Sites: Making Narrative Space in American Religions

by Isaiah Ellis


The great fear of the period That Uncle Sam may be swallowed by foreigners : The problem solved,” 1860-1869, Library of Congress.

Thomas Tweed’s introduction to Retelling U.S. Religious History, and the essays that followed, argued that making space for new narratives in the study of American religion involves considering how those narratives are threaded by space, citational politics, and particular practices of seeing (analytically, in the archive, on the landscape) narrative of American religions. Hence the nifty homophones “site,” “sight,” and “cite” that orient Tweed’s introduction. 

The connection among these terms has been formative for my work on the religious politics of infrastructure and urbanism. Working especially with David Walker and Jenna Supp-Montgomerie’s recent work, I have argued that infrastructures ought to capture our attention as sites that have profoundly affected how Americans narrate what it means to live in a liberal, modern, and moral society. In examining where such aspirations become an object of intervention, I have found among my sources particular ways of seeing the American religious landscape, as well as particular narrations of what religion is and what America is. 

There is a crucial point of inflection embedded in the homophonic tapestry Tweed weaves: how can we begin to set our sights on “America” as a generative problematic rather than a presumption—a set of shifting boundaries rather than a fixed terrain? In my own graduate program, we felt the ripple effect of this line of thinking as we set our sights on a hemispheric view, hoping to acknowledge and amend methodological nationalism. We called our field “Religion in the Americas.” In my current department at the University of Toronto, we name our study of America “Religions of the Americas and Turtle Island,” a nod to an Algonquian and Iroquoian spatiality and narrative about this land. The way we self-narrate will always bear the imprint of a geographic re-telling.

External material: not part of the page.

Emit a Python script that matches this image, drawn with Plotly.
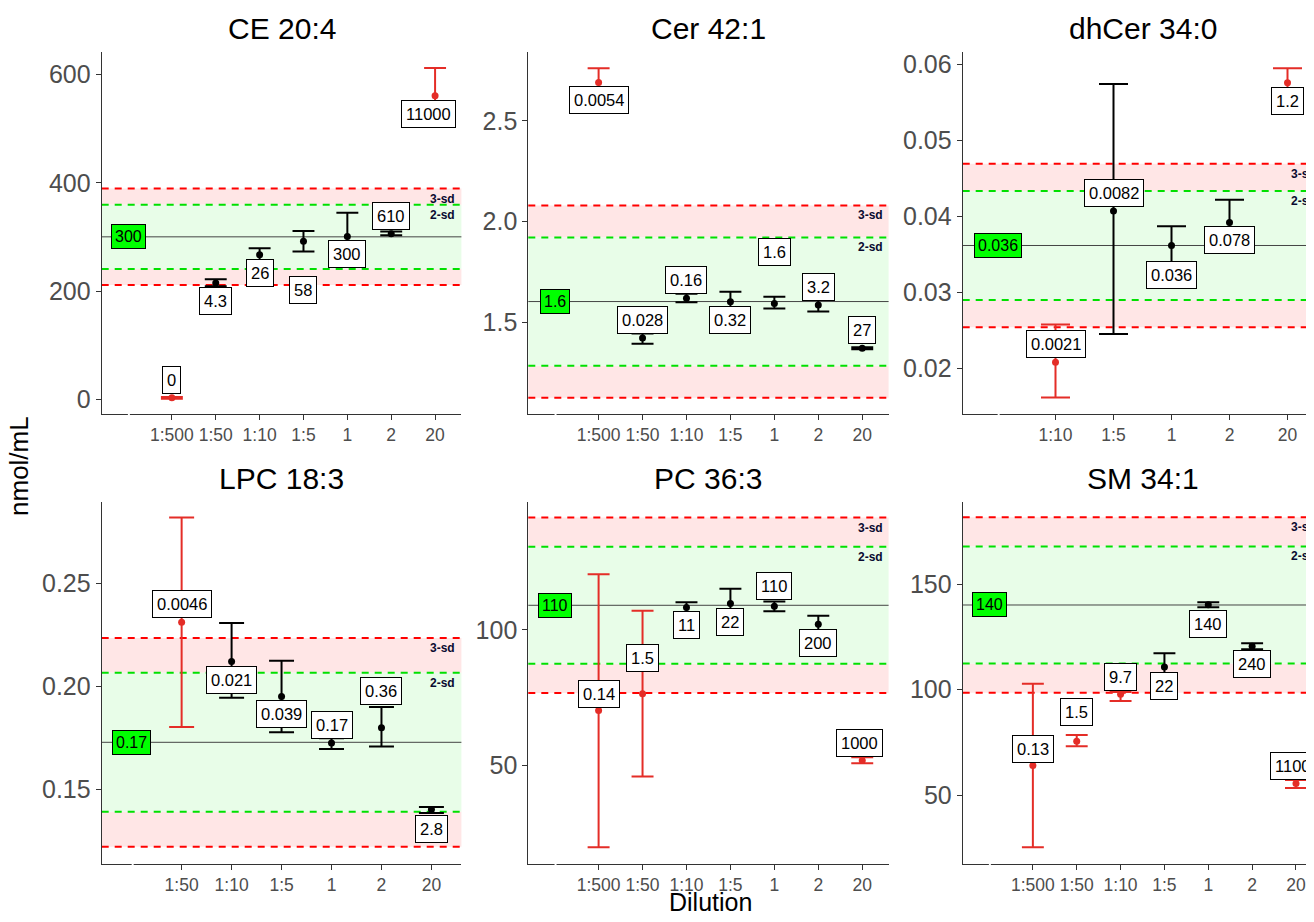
import plotly.graph_objects as go

# page is rendered with an 8px body margin; the figure fills the rest of the window
OFF = 8
W, H = 1314 - OFF, 922 - 2 * OFF

# ------------------------------------------------------------------ data
titles = ["CE 20:4", "Cer 42:1", "dhCer 34:0", "LPC 18:3", "PC 36:3", "SM 34:1"]

ce_dil = ["1:500", "1:50", "1:10", "1:5", "1", "2", "20"]
ce_val = [3, 215, 267, 292, 301, 306, 561]
ce_up = [1.5, 7, 12, 19, 44, 4, 51]
ce_dn = [1.5, 6, 12, 19, 44, 3, 51]
ce_lab = ["0", "4.3", "26", "58", "300", "610", "11000"]
ce_mean, ce_sd, ce_mean_lab = 300.3, 29.7, "300"

cer_dil = ["1:500", "1:50", "1:10", "1:5", "1", "2", "20"]
cer_val = [2.69, 1.422, 1.620, 1.602, 1.593, 1.586, 1.371]
cer_up = [0.07, 0.022, 0.022, 0.050, 0.034, 0.032, 0.005]
cer_dn = [0.07, 0.028, 0.021, 0.050, 0.025, 0.032, 0.005]
cer_lab = ["0.0054", "0.028", "0.16", "0.32", "1.6", "3.2", "27"]
cer_mean, cer_sd, cer_mean_lab = 1.603, 0.159, "1.6"

dh_dil = ["1:10", "1:5", "1", "2", "20"]
dh_val = [0.02077, 0.04071, 0.03615, 0.03917, 0.05758]
dh_up = [0.00496, 0.0167, 0.00254, 0.00299, 0.00193]
dh_dn = [0.00464, 0.01622, 0.00254, 0.00299, 0.00193]
dh_lab = ["0.0021", "0.0082", "0.036", "0.078", "1.2"]
dh_mean, dh_sd, dh_mean_lab = 0.03615, 0.00359, "0.036"

lpc_dil = ["1:50", "1:10", "1:5", "1", "2", "20"]
lpc_val = [0.2312, 0.2121, 0.1952, 0.1725, 0.1800, 0.1402]
lpc_up = [0.0509, 0.0188, 0.0173, 0.0024, 0.0100, 0.0013]
lpc_dn = [0.0509, 0.0176, 0.0174, 0.0029, 0.0091, 0.0016]
lpc_lab = ["0.0046", "0.021", "0.039", "0.17", "0.36", "2.8"]
lpc_mean, lpc_sd, lpc_mean_lab = 0.1729, 0.0169, "0.17"

pc_dil = ["1:500", "1:50", "1:10", "1:5", "1", "2", "20"]
pc_val = [70.2, 76.4, 108.3, 109.8, 108.7, 102.1, 51.8]
pc_up = [50.4, 30.7, 1.9, 5.4, 1.8, 3.1, 1.2]
pc_dn = [50.5, 30.5, 1.9, 5.4, 1.8, 3.1, 1.0]
pc_lab = ["0.14", "1.5", "11", "22", "110", "200", "1000"]
pc_mean, pc_sd, pc_mean_lab = 109.1, 10.8, "110"

sm_dil = ["1:500", "1:50", "1:10", "1:5", "1", "2", "20"]
sm_val = [64.1, 75.6, 97.8, 110.7, 140.2, 120.6, 55.6]
sm_up = [38.7, 3.0, 1.1, 6.6, 1.2, 1.4, 1.6]
sm_dn = [38.7, 2.4, 3.2, 6.6, 1.2, 1.4, 2.1]
sm_lab = ["0.13", "1.5", "9.7", "22", "140", "240", "1100"]
sm_mean, sm_sd, sm_mean_lab = 140.1, 13.85, "140"

y_tickvals = [[0, 200, 400, 600], [1.5, 2.0, 2.5], [0.02, 0.03, 0.04, 0.05, 0.06],
              [0.15, 0.20, 0.25], [50, 100], [50, 100, 150]]

# ------------------------------------------------------------------ layout / style helpers
# label vertical offsets in px (+ up) and horizontal nudges (repel-like placement)
lab_dy = [[18, -18, -18, -49, -18, 18, -18],
          [-18, 18, 18, -18, 52, 18, 18],
          [18, 18, -30, -17, -18],
          [18, -18, -18, 18, 37, -19],
          [17, 36, -18, -19, 20, -19, 17],
          [17, 29, 17, -19, -19, -18, 17]]
lab_dx = [[0, 0, 0, 0, 0, 0, -7],
          [0] * 7, [0] * 5, [0] * 6,
          [0, 0, 0, 0, 0, 0, -3],
          [0, 0, 0, 0, 0, 0, -3]]

panels = [
    (ce_dil, ce_val, ce_up, ce_dn, ce_lab, ce_mean, ce_sd, ce_mean_lab),
    (cer_dil, cer_val, cer_up, cer_dn, cer_lab, cer_mean, cer_sd, cer_mean_lab),
    (dh_dil, dh_val, dh_up, dh_dn, dh_lab, dh_mean, dh_sd, dh_mean_lab),
    (lpc_dil, lpc_val, lpc_up, lpc_dn, lpc_lab, lpc_mean, lpc_sd, lpc_mean_lab),
    (pc_dil, pc_val, pc_up, pc_dn, pc_lab, pc_mean, pc_sd, pc_mean_lab),
    (sm_dil, sm_val, sm_up, sm_dn, sm_lab, sm_mean, sm_sd, sm_mean_lab),
]

# panel geometry in window pixels (left, right(full, may exceed window), top, bottom)
px_cols = [(101.7, 461.4), (528.3, 888.6), (962.7, 1322.3)]
px_rows = [(50, 413), (501, 864.3)]
y_ranges = [[-27.07, 641.8], [1.0446, 2.8416], [0.01394, 0.06165],
            [0.11357, 0.2897], [13.41, 147.27], [17.29, 188.9]]
y_fmt = ["d", ".1f", ".2f", ".2f", "d", "d"]

RED = "#E42D27"
FONT = "Liberation Sans, Arial, sans-serif"
GREY = "#4D4D4D"

fig = go.Figure()
annotations = []
shapes = []


def px2x(px):
    return (px - OFF) / W


def px2y(py):
    return (H - (py - OFF)) / H


WIN_R = 1314

for i, (dil, val, up, dn, lab, mean, sd, mlab) in enumerate(panels):
    k = "" if i == 0 else str(i + 1)
    xa, ya = "x" + k, "y" + k
    col, row = i % 3, i // 3
    L, R_full = px_cols[col]
    T, B = px_rows[row]
    R = min(R_full, WIN_R)
    n = len(dil)
    span = n + 1.2
    step = (R_full - L) / span
    xr = [-0.6, -0.6 + (R - L) / step]

    xs = list(range(1, n + 1))
    out = [abs(v - mean) > 3 * sd for v in val]
    for flag, colr in [(False, "black"), (True, RED)]:
        idx = [j for j in range(n) if out[j] == flag]
        if not idx:
            continue
        fig.add_trace(go.Scatter(
            x=[xs[j] for j in idx], y=[val[j] for j in idx],
            mode="markers", xaxis=xa, yaxis=ya, showlegend=False,
            marker=dict(color=colr, size=7),
            error_y=dict(type="data", symmetric=False,
                         array=[up[j] for j in idx], arrayminus=[dn[j] for j in idx],
                         color=colr, thickness=2, width=step * 0.25),
            cliponaxis=False,
        ))

    fig.layout[("xaxis" + k)] = dict(
        domain=[px2x(L), min(px2x(R), 1.0)], range=xr, anchor=ya,
        tickvals=xs, ticktext=dil, showgrid=False, zeroline=False,
        showline=True, linecolor="#333333", linewidth=1,
        ticks="outside", ticklen=5, tickcolor="#333333",
        tickfont=dict(size=17.5, color=GREY, family=FONT),
    )
    fig.layout[("yaxis" + k)] = dict(
        domain=[px2y(B), px2y(T)], range=y_ranges[i], anchor=xa,
        tickvals=y_tickvals[i], tickformat=y_fmt[i], showgrid=False, zeroline=False,
        showline=True, linecolor="#333333", linewidth=1,
        ticks="outside", ticklen=5, tickcolor="#333333",
        tickfont=dict(size=25, color=GREY, family=FONT),
    )

    xd = xa + " domain"
    # bands
    for y0, y1, c in [(mean + 2 * sd, mean + 3 * sd, "#FFE6E6"),
                      (mean - 3 * sd, mean - 2 * sd, "#FFE6E6"),
                      (mean - 2 * sd, mean + 2 * sd, "#E8FDE8")]:
        shapes.append(dict(type="rect", xref=xd, yref=ya, x0=0, x1=1, y0=y0, y1=y1,
                           fillcolor=c, line=dict(width=0), layer="below"))
    for yv, c in [(mean + 3 * sd, "#FF0000"), (mean - 3 * sd, "#FF0000"),
                  (mean + 2 * sd, "#00E000"), (mean - 2 * sd, "#00E000")]:
        shapes.append(dict(type="line", xref=xd, yref=ya, x0=0, x1=1, y0=yv, y1=yv,
                           line=dict(color=c, width=2, dash="7px,6px"), layer="below"))
    shapes.append(dict(type="line", xref=xd, yref=ya, x0=0, x1=1, y0=mean, y1=mean,
                       line=dict(color="#444444", width=1), layer="below"))

    # sd text at the right edge
    for yv, t in [(mean + 3 * sd, "3-sd"), (mean + 2 * sd, "2-sd")]:
        annotations.append(dict(xref="paper", yref=ya, x=px2x(R_full - 4), y=yv,
                                text="<b>" + t + "</b>", showarrow=False,
                                xanchor="right", yanchor="top", yshift=-1,
                                font=dict(size=12, color="#0A0A30", family=FONT)))

    # mean label
    annotations.append(dict(xref=xa, yref=ya, x=0, y=mean, text=mlab, showarrow=False,
                            xanchor="center", yanchor="middle",
                            bgcolor="#00FF00", bordercolor="black", borderwidth=1,
                            borderpad=3, font=dict(size=16, color="black", family=FONT)))
    # point labels
    for j in range(n):
        annotations.append(dict(xref=xa, yref=ya, x=xs[j], y=val[j], text=lab[j],
                                showarrow=False, yshift=lab_dy[i][j], xshift=lab_dx[i][j],
                                xanchor="center", yanchor="middle",
                                bgcolor="white", bordercolor="black", borderwidth=1,
                                borderpad=4, font=dict(size=16.5, color="black", family=FONT)))

    # panel title
    annotations.append(dict(xref="paper", yref="paper", x=px2x((L + R_full) / 2),
                            y=px2y(T - 23), text=titles[i], showarrow=False,
                            xanchor="center", yanchor="middle",
                            font=dict(size=30, color="black", family=FONT)))

    # small gap in the x axis line at the empty label slot
    shapes.append(dict(type="line", xref=xa, yref="paper", x0=0.02, x1=0.02,
                       y0=px2y(B + 1.5), y1=px2y(B - 1.5),
                       line=dict(color="white", width=2), layer="above"))

annotations.append(dict(xref="paper", yref="paper", x=px2x(710), y=px2y(914),
                        text="Dilution", showarrow=False, yshift=-4,
                        xanchor="center", yanchor="bottom",
                        font=dict(size=25, color="black", family=FONT)))
annotations.append(dict(xref="paper", yref="paper", x=px2x(19), y=px2y(465),
                        text="nmol/mL", showarrow=False, textangle=-90,
                        xanchor="center", yanchor="middle",
                        font=dict(size=26, color="black", family=FONT)))

fig.update_layout(width=W, height=H, margin=dict(l=0, r=0, t=0, b=0),
                  paper_bgcolor="white", plot_bgcolor="white",
                  annotations=annotations, shapes=shapes, showlegend=False,
                  font=dict(family=FONT))

fig.write_html("out.html")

Our present situation (or re-situation) beckons us to think beyond “religion in the United States” as conventionally understood—to think of what and who came before the United States and its imperial precursors; to reckon with the contingencies and slippages in Euro-American and United States empire from the historical terrains of vast early America to contemporary pipeline politics on Native land; to examine the interweaving of Mexican, Canadian, Caribbean, Pacific, trans-Atlantic geographies, and the various identity and community formations that resist inscription in Anglo-Protestant domestic and political regimes. The future exploration of Tweed’s themes thus belongs, in large measure, to studies centering those whose stories traverse North American national borders and refuse their narrative shape. I’m thinking of Aisha Beliso-de Jesus’ “transnational sexual assemblages” of Santeria, Alexis Wells-Oghoghomeh’s use of the term “spiritual infrastructures” to point toward the persistence of African inspiration in religious forms that thrive outside the walls of halls of worship, and Sylvester Johnson’s definition of race as a colonial project. At every level, site produces narrative power.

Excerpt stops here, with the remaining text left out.